>> begin

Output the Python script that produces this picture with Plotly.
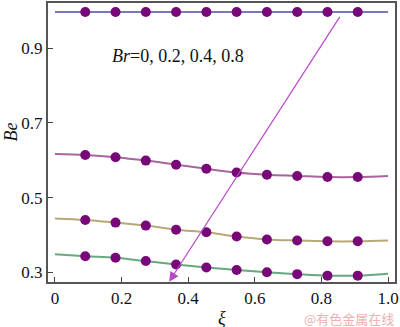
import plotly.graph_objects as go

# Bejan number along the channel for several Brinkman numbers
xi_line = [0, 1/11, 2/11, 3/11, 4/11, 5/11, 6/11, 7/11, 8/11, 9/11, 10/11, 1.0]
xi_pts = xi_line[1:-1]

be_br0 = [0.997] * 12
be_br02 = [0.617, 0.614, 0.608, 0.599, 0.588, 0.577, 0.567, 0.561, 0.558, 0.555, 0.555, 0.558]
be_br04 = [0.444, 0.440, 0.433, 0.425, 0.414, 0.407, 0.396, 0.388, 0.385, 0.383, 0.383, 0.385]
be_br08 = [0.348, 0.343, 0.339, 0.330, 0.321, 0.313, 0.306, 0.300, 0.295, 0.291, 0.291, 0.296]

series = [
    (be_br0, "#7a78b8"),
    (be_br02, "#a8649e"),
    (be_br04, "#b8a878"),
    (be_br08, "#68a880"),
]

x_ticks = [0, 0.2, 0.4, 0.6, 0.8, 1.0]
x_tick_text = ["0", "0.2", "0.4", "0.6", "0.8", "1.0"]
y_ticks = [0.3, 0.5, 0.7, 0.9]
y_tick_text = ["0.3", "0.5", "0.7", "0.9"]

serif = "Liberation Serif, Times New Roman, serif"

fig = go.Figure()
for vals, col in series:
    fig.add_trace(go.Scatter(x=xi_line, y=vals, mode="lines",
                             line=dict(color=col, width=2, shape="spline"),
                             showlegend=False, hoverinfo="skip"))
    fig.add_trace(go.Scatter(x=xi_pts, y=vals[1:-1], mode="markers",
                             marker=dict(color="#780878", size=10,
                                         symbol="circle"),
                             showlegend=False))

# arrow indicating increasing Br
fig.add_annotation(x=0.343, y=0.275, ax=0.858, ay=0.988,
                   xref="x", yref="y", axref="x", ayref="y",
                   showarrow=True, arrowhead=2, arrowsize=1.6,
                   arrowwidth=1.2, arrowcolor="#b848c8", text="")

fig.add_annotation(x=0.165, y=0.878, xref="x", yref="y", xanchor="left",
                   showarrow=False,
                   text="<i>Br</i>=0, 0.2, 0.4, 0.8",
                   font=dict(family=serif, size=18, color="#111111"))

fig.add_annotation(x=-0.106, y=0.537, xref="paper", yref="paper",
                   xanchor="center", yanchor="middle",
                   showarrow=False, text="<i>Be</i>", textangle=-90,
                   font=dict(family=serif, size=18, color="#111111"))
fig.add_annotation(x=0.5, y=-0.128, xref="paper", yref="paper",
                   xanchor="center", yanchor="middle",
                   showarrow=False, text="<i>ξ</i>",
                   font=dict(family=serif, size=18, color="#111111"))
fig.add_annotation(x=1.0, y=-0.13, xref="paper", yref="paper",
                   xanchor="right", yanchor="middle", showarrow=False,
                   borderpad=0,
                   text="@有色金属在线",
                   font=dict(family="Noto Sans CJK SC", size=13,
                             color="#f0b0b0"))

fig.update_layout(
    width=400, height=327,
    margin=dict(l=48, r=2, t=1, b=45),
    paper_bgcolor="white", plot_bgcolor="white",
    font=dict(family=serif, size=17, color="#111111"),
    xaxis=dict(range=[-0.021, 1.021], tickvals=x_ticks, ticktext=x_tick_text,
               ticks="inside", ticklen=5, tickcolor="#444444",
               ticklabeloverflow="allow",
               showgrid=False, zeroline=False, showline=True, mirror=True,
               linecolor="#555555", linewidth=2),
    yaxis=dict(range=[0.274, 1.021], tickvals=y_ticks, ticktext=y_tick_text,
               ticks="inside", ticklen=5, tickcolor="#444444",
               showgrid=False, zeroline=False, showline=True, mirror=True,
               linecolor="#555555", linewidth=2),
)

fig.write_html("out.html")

>> end

Reproduce the material above in full and without alteration, but skip all pictures.

**EXERCISE OUTPUT:**
Output the Python script that produces this picture with Plotly.
import plotly.graph_objects as go

# Bejan number along the channel for several Brinkman numbers
xi_line = [0, 1/11, 2/11, 3/11, 4/11, 5/11, 6/11, 7/11, 8/11, 9/11, 10/11, 1.0]
xi_pts = xi_line[1:-1]

be_br0 = [0.997] * 12
be_br02 = [0.617, 0.614, 0.608, 0.599, 0.588, 0.577, 0.567, 0.561, 0.558, 0.555, 0.555, 0.558]
be_br04 = [0.444, 0.440, 0.433, 0.425, 0.414, 0.407, 0.396, 0.388, 0.385, 0.383, 0.383, 0.385]
be_br08 = [0.348, 0.343, 0.339, 0.330, 0.321, 0.313, 0.306, 0.300, 0.295, 0.291, 0.291, 0.296]

series = [
    (be_br0, "#7a78b8"),
    (be_br02, "#a8649e"),
    (be_br04, "#b8a878"),
    (be_br08, "#68a880"),
]

x_ticks = [0, 0.2, 0.4, 0.6, 0.8, 1.0]
x_tick_text = ["0", "0.2", "0.4", "0.6", "0.8", "1.0"]
y_ticks = [0.3, 0.5, 0.7, 0.9]
y_tick_text = ["0.3", "0.5", "0.7", "0.9"]

serif = "Liberation Serif, Times New Roman, serif"

fig = go.Figure()
for vals, col in series:
    fig.add_trace(go.Scatter(x=xi_line, y=vals, mode="lines",
                             line=dict(color=col, width=2, shape="spline"),
                             showlegend=False, hoverinfo="skip"))
    fig.add_trace(go.Scatter(x=xi_pts, y=vals[1:-1], mode="markers",
                             marker=dict(color="#780878", size=10,
                                         symbol="circle"),
                             showlegend=False))

# arrow indicating increasing Br
fig.add_annotation(x=0.343, y=0.275, ax=0.858, ay=0.988,
                   xref="x", yref="y", axref="x", ayref="y",
                   showarrow=True, arrowhead=2, arrowsize=1.6,
                   arrowwidth=1.2, arrowcolor="#b848c8", text="")

fig.add_annotation(x=0.165, y=0.878, xref="x", yref="y", xanchor="left",
                   showarrow=False,
                   text="<i>Br</i>=0, 0.2, 0.4, 0.8",
                   font=dict(family=serif, size=18, color="#111111"))

fig.add_annotation(x=-0.106, y=0.537, xref="paper", yref="paper",
                   xanchor="center", yanchor="middle",
                   showarrow=False, text="<i>Be</i>", textangle=-90,
                   font=dict(family=serif, size=18, color="#111111"))
fig.add_annotation(x=0.5, y=-0.128, xref="paper", yref="paper",
                   xanchor="center", yanchor="middle",
                   showarrow=False, text="<i>ξ</i>",
                   font=dict(family=serif, size=18, color="#111111"))
fig.add_annotation(x=1.0, y=-0.13, xref="paper", yref="paper",
                   xanchor="right", yanchor="middle", showarrow=False,
                   borderpad=0,
                   text="@有色金属在线",
                   font=dict(family="Noto Sans CJK SC", size=13,
                             color="#f0b0b0"))

fig.update_layout(
    width=400, height=327,
    margin=dict(l=48, r=2, t=1, b=45),
    paper_bgcolor="white", plot_bgcolor="white",
    font=dict(family=serif, size=17, color="#111111"),
    xaxis=dict(range=[-0.021, 1.021], tickvals=x_ticks, ticktext=x_tick_text,
               ticks="inside", ticklen=5, tickcolor="#444444",
               ticklabeloverflow="allow",
               showgrid=False, zeroline=False, showline=True, mirror=True,
               linecolor="#555555", linewidth=2),
    yaxis=dict(range=[0.274, 1.021], tickvals=y_ticks, ticktext=y_tick_text,
               ticks="inside", ticklen=5, tickcolor="#444444",
               showgrid=False, zeroline=False, showline=True, mirror=True,
               linecolor="#555555", linewidth=2),
)

fig.write_html("out.html")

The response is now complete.